### SHORT EXERCISE
From the first line of the data below through the line bearing "from matplotlib.lines import Line2D", reproduce each line exactly; do not include pictures.

┄┄┄┄┄┄┄┄┄┄

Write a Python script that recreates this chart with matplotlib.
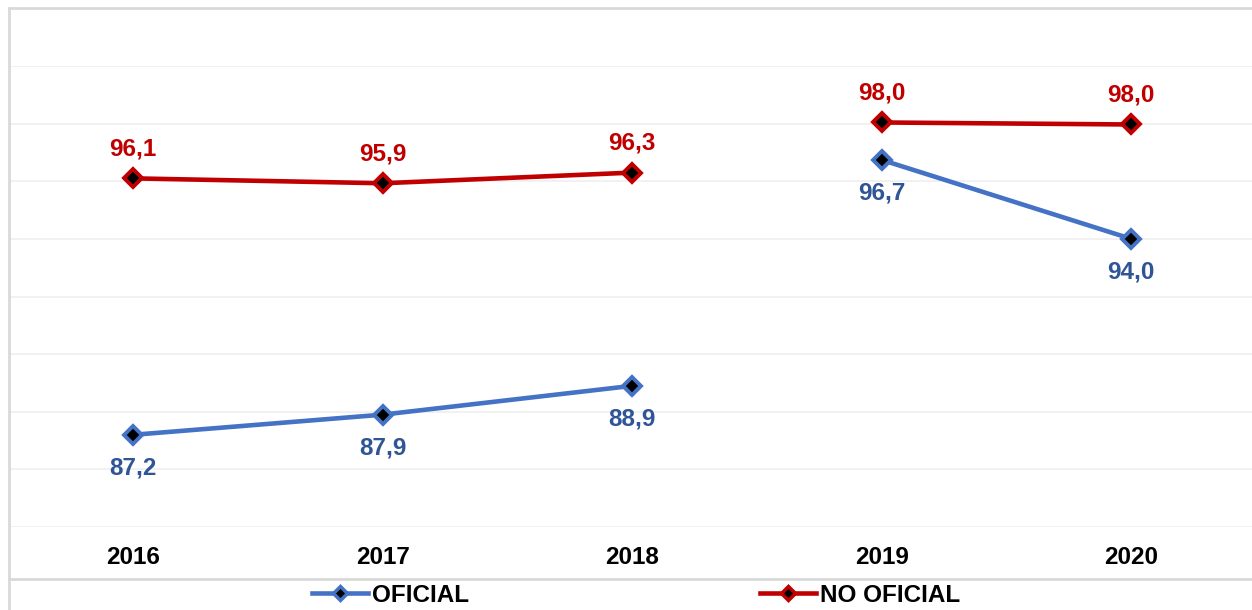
import matplotlib.pyplot as plt
from matplotlib import font_manager
from matplotlib.lines import Line2D

# pick the regular-width bold Liberation Sans (Arial metrics), not the Narrow one
bold_path = None
for f in font_manager.fontManager.ttflist:
    if f.name == 'Liberation Sans' and f.weight in (700, 'bold') and f.style == 'normal' \
            and 'Narrow' not in f.fname:
        bold_path = f.fname
        break
if bold_path:
    fp = font_manager.FontProperties(fname=bold_path, size=17.5)
else:
    fp = font_manager.FontProperties(family='DejaVu Sans', weight='bold', size=16)

years = ['2016', '2017', '2018', '2019', '2020']
oficial = [87.2, 87.9, 88.9, 96.74, 94.0]
no_oficial = [96.1, 95.93, 96.3, 98.04, 97.97]
# the lines are broken between 2018 and 2019
segments = [(0, 3), (3, 5)]

blue = '#4472C4'
blue_txt = '#2F5597'
red = '#C00000'

fig = plt.figure(figsize=(12.52, 6.10), dpi=100)
ax = fig.add_axes([8.5 / 1252, 1 - 527 / 610, 1247.5 / 1252, (527 - 66) / 610])
ax.set_xlim(-0.5, 4.5)
ax.set_ylim(84, 100)
ax.set_yticks(range(84, 101, 2))
ax.yaxis.grid(True, color='#efefef', lw=1.2, zorder=0)
ax.tick_params(left=False, labelleft=False, bottom=False)
for s in ax.spines.values():
    s.set_visible(False)
ax.set_xticks(range(len(years)))
ax.set_xticklabels(years, fontproperties=fp)
ax.tick_params(axis='x', pad=10)

x = list(range(len(years)))

# hidden connector between 2018 and 2019 shows as white gaps in the gridlines
ax.plot(x, oficial, color='white', lw=2, zorder=1)
ax.plot(x, no_oficial, color='white', lw=2, zorder=1)

mk = dict(marker='D', markersize=9.5, markerfacecolor='black', markeredgewidth=2.8)
for a, b in segments:
    ax.plot(x[a:b], oficial[a:b], color=blue, lw=3.3, markeredgecolor=blue, zorder=3, **mk)
    ax.plot(x[a:b], no_oficial[a:b], color=red, lw=3.3, markeredgecolor=red, zorder=3, **mk)

for i in x:
    ax.annotate(f'{oficial[i]:.1f}'.replace('.', ','), (i, oficial[i]), xytext=(0, -24),
                textcoords='offset points', ha='center', va='center',
                fontproperties=fp, color=blue_txt)
    ax.annotate(f'{no_oficial[i]:.1f}'.replace('.', ','), (i, no_oficial[i]), xytext=(0, 21),
                textcoords='offset points', ha='center', va='center',
                fontproperties=fp, color=red)

# chart frame (cropped on the right)
frame = '#d9d9d9'
fig.add_artist(Line2D([9 / 1252, 9 / 1252], [0, 1 - 8 / 610], color=frame, lw=2))
fig.add_artist(Line2D([9 / 1252, 1], [1 - 8 / 610, 1 - 8 / 610], color=frame, lw=2))
fig.add_artist(Line2D([9 / 1252, 1], [1 - 579 / 610, 1 - 579 / 610], color=frame, lw=2))

handles = [
    Line2D([], [], color=blue, lw=3.3, marker='D', markersize=7, markerfacecolor='black',
           markeredgecolor=blue, markeredgewidth=2.5),
    Line2D([], [], color=red, lw=3.3, marker='D', markersize=7, markerfacecolor='black',
           markeredgecolor=red, markeredgewidth=2.5),
]
leg = fig.legend(handles, ['OFICIAL', 'NO OFICIAL'], loc='center', ncol=2,
                 bbox_to_anchor=(636 / 1252, 1 - 595 / 610), frameon=False,
                 prop=fp, handlelength=2.3,
                 handletextpad=0.15, columnspacing=12, borderpad=0)

fig.savefig('out.png', dpi=100, facecolor='white')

┄┄┄┄┄┄┄┄┄┄

### RESULT FOR THIS TASK
Write a Python script that recreates this chart with matplotlib.
import matplotlib.pyplot as plt
from matplotlib import font_manager
from matplotlib.lines import Line2D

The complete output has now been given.